■ **INSTRUCTIONS FOR THE TASK**
Gather all lines from the material that contain "size".

-- start --

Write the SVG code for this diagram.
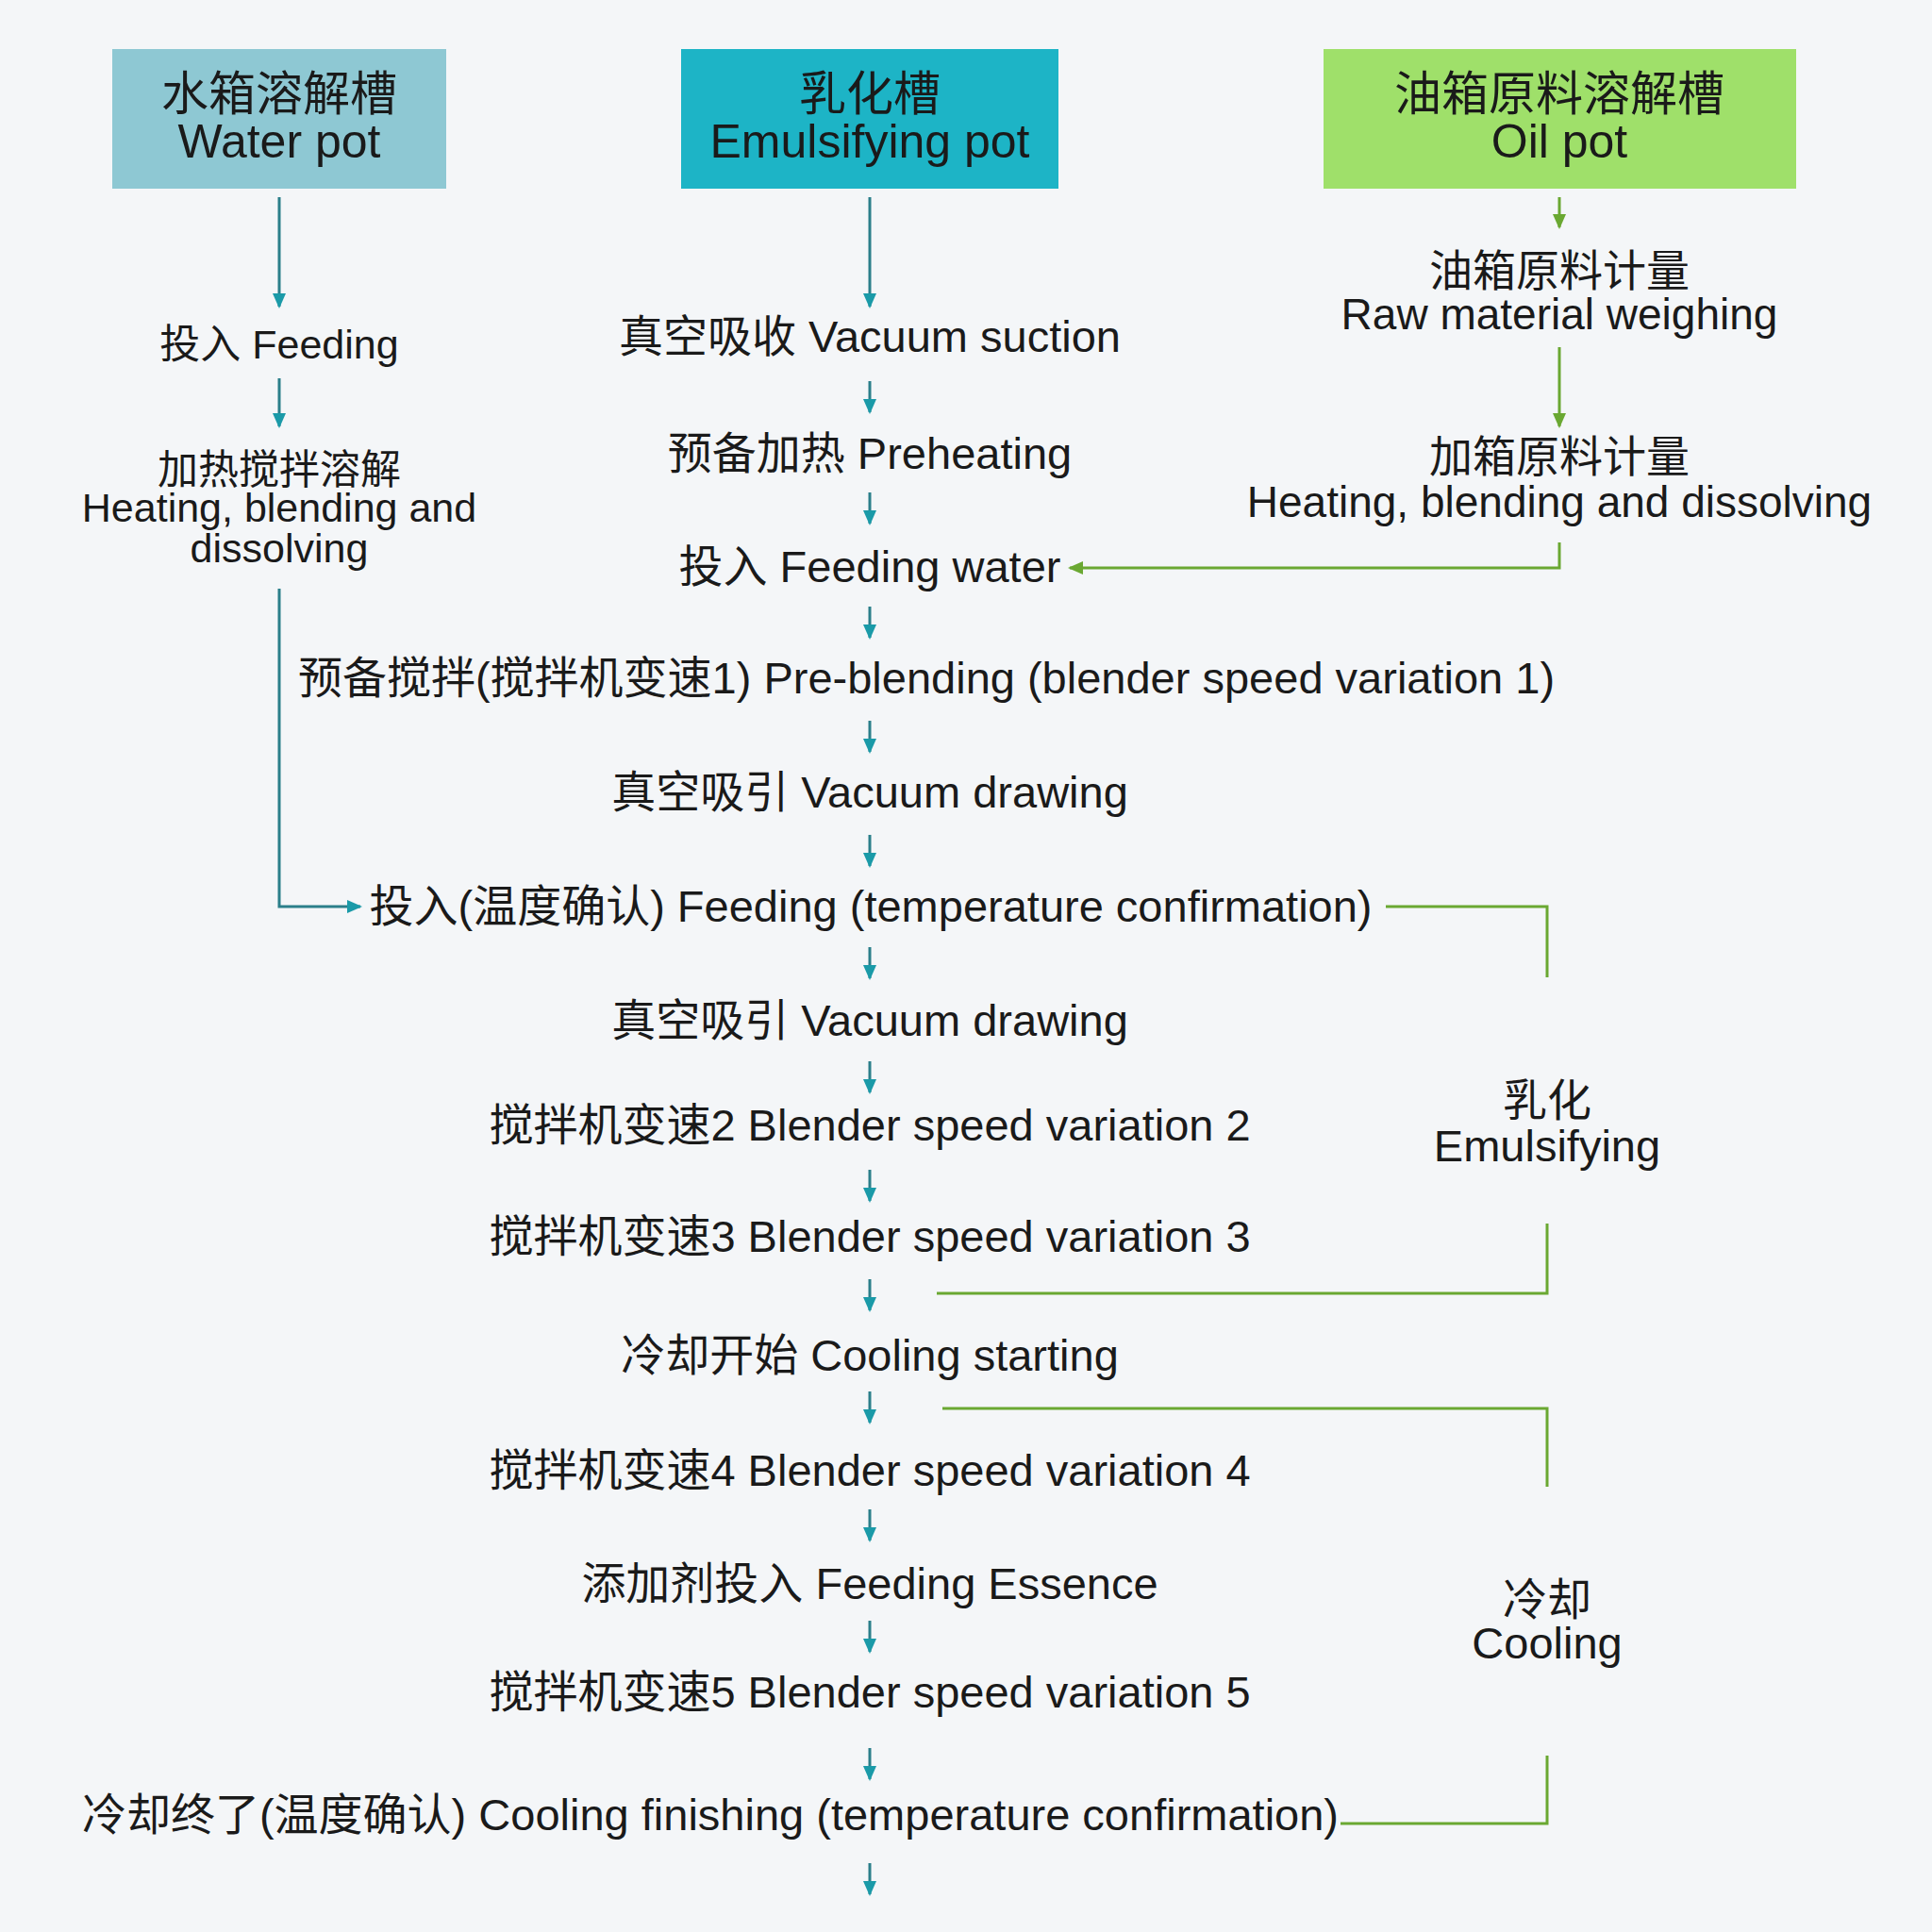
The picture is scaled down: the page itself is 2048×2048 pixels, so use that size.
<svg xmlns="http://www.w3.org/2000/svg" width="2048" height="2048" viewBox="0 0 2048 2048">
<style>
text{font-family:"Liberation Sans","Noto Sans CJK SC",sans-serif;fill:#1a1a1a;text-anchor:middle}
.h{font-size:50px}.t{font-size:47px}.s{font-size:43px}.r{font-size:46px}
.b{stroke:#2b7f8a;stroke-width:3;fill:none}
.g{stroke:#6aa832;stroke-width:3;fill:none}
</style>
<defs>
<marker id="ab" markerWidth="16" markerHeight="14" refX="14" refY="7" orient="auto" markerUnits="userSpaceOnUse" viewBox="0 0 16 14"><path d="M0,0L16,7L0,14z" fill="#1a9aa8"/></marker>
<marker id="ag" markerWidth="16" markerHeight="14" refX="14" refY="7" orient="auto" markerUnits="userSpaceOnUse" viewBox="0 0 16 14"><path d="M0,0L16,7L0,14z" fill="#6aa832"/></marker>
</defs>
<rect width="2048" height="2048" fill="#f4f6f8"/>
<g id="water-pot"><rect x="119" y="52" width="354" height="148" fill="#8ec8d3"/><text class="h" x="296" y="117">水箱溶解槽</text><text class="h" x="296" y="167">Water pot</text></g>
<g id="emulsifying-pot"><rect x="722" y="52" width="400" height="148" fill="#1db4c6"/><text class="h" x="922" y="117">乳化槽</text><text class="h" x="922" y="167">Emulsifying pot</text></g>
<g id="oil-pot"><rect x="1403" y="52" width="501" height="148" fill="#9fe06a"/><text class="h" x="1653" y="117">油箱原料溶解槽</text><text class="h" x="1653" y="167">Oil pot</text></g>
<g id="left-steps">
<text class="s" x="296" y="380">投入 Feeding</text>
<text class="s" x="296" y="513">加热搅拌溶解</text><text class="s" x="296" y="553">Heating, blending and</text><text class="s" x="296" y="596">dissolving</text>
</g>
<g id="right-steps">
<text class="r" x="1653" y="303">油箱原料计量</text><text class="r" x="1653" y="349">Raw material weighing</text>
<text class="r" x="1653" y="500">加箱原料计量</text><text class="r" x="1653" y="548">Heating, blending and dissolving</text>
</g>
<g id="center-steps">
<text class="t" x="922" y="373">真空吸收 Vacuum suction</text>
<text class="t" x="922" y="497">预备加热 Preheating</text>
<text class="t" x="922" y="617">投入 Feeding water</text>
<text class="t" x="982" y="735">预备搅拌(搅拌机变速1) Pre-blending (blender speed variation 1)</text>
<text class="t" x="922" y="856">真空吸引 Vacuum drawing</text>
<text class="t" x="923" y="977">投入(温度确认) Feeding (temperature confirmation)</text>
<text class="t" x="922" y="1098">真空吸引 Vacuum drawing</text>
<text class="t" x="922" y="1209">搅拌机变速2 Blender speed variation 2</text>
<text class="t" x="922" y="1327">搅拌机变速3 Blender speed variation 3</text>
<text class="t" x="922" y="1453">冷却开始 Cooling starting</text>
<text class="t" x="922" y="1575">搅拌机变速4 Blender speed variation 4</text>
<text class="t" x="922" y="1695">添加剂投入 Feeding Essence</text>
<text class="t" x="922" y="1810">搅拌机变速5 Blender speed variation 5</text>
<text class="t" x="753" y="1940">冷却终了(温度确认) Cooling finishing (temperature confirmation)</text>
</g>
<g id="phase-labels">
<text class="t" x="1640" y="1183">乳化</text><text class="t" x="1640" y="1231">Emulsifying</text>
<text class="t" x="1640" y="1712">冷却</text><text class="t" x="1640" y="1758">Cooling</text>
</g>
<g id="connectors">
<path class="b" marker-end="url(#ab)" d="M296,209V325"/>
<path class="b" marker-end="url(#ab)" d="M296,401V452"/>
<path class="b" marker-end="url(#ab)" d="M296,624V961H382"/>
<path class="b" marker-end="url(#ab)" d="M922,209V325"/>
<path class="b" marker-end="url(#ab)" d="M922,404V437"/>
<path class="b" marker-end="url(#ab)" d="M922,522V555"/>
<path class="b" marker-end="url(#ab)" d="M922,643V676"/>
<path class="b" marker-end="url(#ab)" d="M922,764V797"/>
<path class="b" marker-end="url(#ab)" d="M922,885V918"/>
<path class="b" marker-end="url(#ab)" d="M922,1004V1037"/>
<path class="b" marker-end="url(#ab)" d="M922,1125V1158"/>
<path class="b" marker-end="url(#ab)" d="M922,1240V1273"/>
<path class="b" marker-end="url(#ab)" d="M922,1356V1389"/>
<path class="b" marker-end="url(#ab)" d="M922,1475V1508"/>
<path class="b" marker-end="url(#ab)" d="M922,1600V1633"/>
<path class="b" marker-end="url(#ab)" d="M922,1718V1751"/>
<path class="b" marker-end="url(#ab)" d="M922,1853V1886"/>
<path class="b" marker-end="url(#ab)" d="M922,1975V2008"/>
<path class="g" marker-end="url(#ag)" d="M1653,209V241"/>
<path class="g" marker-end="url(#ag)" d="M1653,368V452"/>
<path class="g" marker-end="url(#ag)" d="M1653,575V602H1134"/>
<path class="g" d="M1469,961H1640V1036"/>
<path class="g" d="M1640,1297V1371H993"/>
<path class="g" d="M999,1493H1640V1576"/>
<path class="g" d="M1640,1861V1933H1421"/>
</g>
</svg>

-- end --

■ **OUTPUT FOR THIS TASK**
The picture is scaled down: the page itself is 2048×2048 pixels, so use that size.
.h{font-size:50px}.t{font-size:47px}.s{font-size:43px}.r{font-size:46px}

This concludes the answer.